L’impossibilité du monstre : pour les gens ordinaires.

Je suis un « monstre », celui que l’on montre parce qu’il est autre. Le déséquilibre et la difformité sont insupportables aux gens normaux. Ils mentent tout le temps sans se rendre compte qu’ils mentent d’abord à eux-mêmes. Leur discours est une supercherie. Ils disent rêver d’être uniques ?Imparfait physiquement décrit mon schéma postural, entre puissance d’agir et impuissance de bouger, incomplet dans ma seulitude.

L’acceptation du monstre :

J’ai d’abord accepté les conséquences de la polio comme un fait : l’échec et l’isolement.

La polio est l’image concrète d’un échec réalisé par une forme difforme.

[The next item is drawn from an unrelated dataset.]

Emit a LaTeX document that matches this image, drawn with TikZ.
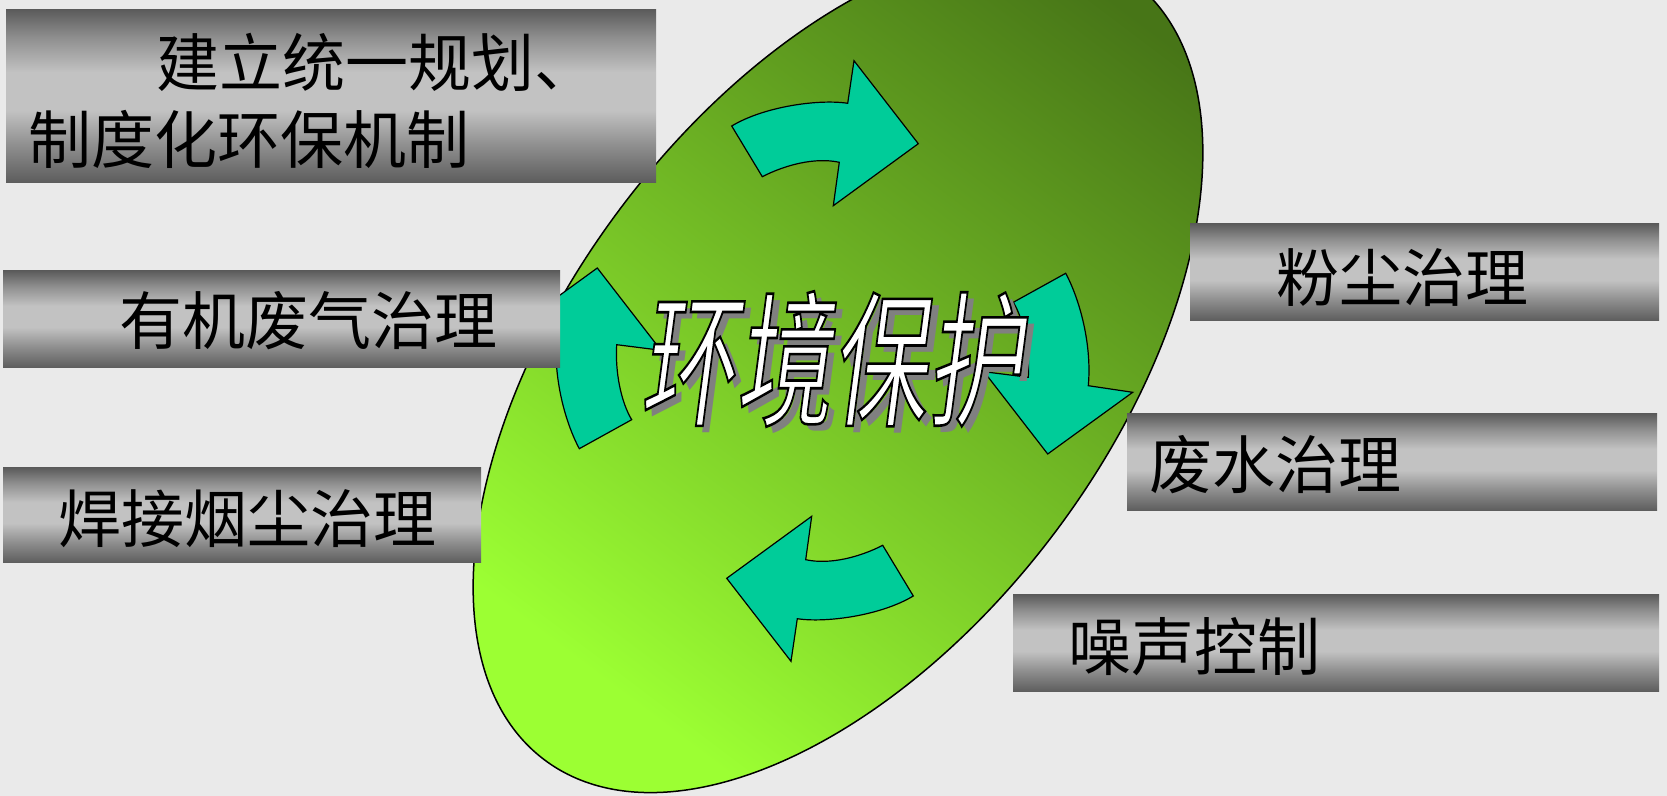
\documentclass[tikz,border=0pt]{standalone}
\usepackage{fontspec}
\usepackage{graphicx}
\newfontfamily\cjk{Noto Sans CJK SC}
\newfontfamily\bigcjk[FakeSlant=0.2]{Noto Sans CJK SC}
\usetikzlibrary{shapes.geometric}
\definecolor{bgc}{HTML}{EAEAEA}
\definecolor{grbright}{HTML}{9CFF33}
\definecolor{grdark}{HTML}{477517}
\definecolor{arrowc}{HTML}{00CC99}
\definecolor{bdark}{HTML}{5C5C5C}
\definecolor{bmid}{HTML}{8F8F8F}
\definecolor{blight}{HTML}{C2C2C2}
\definecolor{shadowgray}{HTML}{808080}
\pgfdeclareverticalshading{boxgrad}{100bp}{color(0bp)=(bdark); color(25bp)=(bdark); color(36bp)=(bmid); color(46bp)=(blight); color(57bp)=(blight); color(67bp)=(bmid); color(75bp)=(bdark); color(100bp)=(bdark)}
\tikzset{
  boxsty/.style={rectangle, inner sep=0, outer sep=0, anchor=north west, shade, shading=boxgrad, draw=none},
  boxtext/.style={inner sep=0, anchor=west, font=\fontsize{31.5pt}{38.5pt}\selectfont\cjk, text=black},
  arrowsty/.style={fill=arrowc, draw=black, line width=0.6pt, line join=miter},
  bigtext/.style={inner sep=0, font=\fontsize{73pt}{80pt}\selectfont\bigcjk}
}
\newcommand\titletext{\scalebox{0.655}[1]{环境保护}}
\newcommand\outlinedtitle{%
  \rlap{\smash{\hspace*{3.5pt}\raisebox{-3.5pt}{\textcolor{shadowgray}{\titletext}}}}%
  \special{pdf:literal direct 0 0 0 RG 1.3 w 2 Tr}\titletext\special{pdf:literal direct 0 Tr}}
\begin{document}
\begin{tikzpicture}[x=0.5pt,y=-0.5pt]
\useasboundingbox (0,0) rectangle (1667,796);
\clip (0,0) rectangle (1667,796);
\fill[bgc] (0,0) rectangle (1667,796);
% oval
\node[ellipse, minimum width=488pt, minimum height=271pt, inner sep=0, rotate=53,
      draw=black, line width=0.75pt, top color=grdark, bottom color=grbright, shading angle=-37] (oval) at (838,370) {};
% arrows
\path[arrowsty] (731.7,126) -- (762.3,176.7) .. controls (785,165) and (815,157) .. (839.3,162.3)
   -- (833.3,205.7) -- (918.3,143.7) -- (854,60.7) -- (847.7,103.3)
   .. controls (820,99) and (765,106) .. (731.7,126) -- cycle;
\path[arrowsty] (1013.3,302.3) -- (1065.7,273.3) .. controls (1080,300) and (1092,345) .. (1088.3,385.7)
   -- (1132.7,392.3) -- (1047.7,454) -- (984,371.7) -- (1028.3,377.3)
   .. controls (1030,350) and (1024,320) .. (1013.3,302.3) -- cycle;
\begin{scope}[rotate around={180:(822.5,361)}]
\path[arrowsty] (731.7,126) -- (762.3,176.7) .. controls (785,165) and (815,157) .. (839.3,162.3)
   -- (833.3,205.7) -- (918.3,143.7) -- (854,60.7) -- (847.7,103.3)
   .. controls (820,99) and (765,106) .. (731.7,126) -- cycle;
\path[arrowsty] (1013.3,302.3) -- (1065.7,273.3) .. controls (1080,300) and (1092,345) .. (1088.3,385.7)
   -- (1132.7,392.3) -- (1047.7,454) -- (984,371.7) -- (1028.3,377.3)
   .. controls (1030,350) and (1024,320) .. (1013.3,302.3) -- cycle;
\end{scope}
% boxes
\node[boxsty, minimum width=325pt, minimum height=86.5pt] (b1) at (6,10) {};
\node[boxsty, minimum width=278.5pt, minimum height=48.5pt] (b2) at (3,271) {};
\node[boxsty, minimum width=239pt, minimum height=47.5pt] (b3) at (3,468) {};
\node[boxsty, minimum width=234.5pt, minimum height=48.5pt] (b4) at (1190,224) {};
\node[boxsty, minimum width=265pt, minimum height=48.5pt] (b5) at (1127,414) {};
\node[boxsty, minimum width=323pt, minimum height=48.5pt] (b6) at (1013,595) {};
% box texts
\node[boxtext, align=left] (t1) at (28,101) {\hspace*{2.03em}建立统一规划、\\制度化环保机制};
\node[boxtext] (t2) at (119,321) {有机废气治理};
\node[boxtext] (t3) at (58,519) {焊接烟尘治理};
\node[boxtext] (t4) at (1276,278) {粉尘治理};
\node[boxtext] (t5) at (1149,465) {废水治理};
\node[boxtext] (t6) at (1068,647) {噪声控制};
% title
\node[bigtext, text=white] (title) at (831,359) {\outlinedtitle};
\end{tikzpicture}
\end{document}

La forme, dans ce cas, se réduit, pour une fois, à l’apparence, une apparence inachevée et ratée.

La polio isole, le virus ne fait pas de cadeau.

La raison : les gens ordinaires détestent les faibles, les perdants, les monstres (ceux que l’on montre) ; par peur de leur ressembler ?

L’avantage évident d’être un monstre : je suis sans doute, presquela seule personne, à ne pas le voir, à ne pas le savoir ?

Je ne perçois pas le monstre : des proches m’ont ouvert les yeux sur le regard des gens ordinaires sur ma difformité.

Je ne vois pas le monstre : je ne me suis jamais vu comme un monstre parce que je ne me vois pas, sauf de manière fugitive dans un miroir en pied ou dans mon reflet.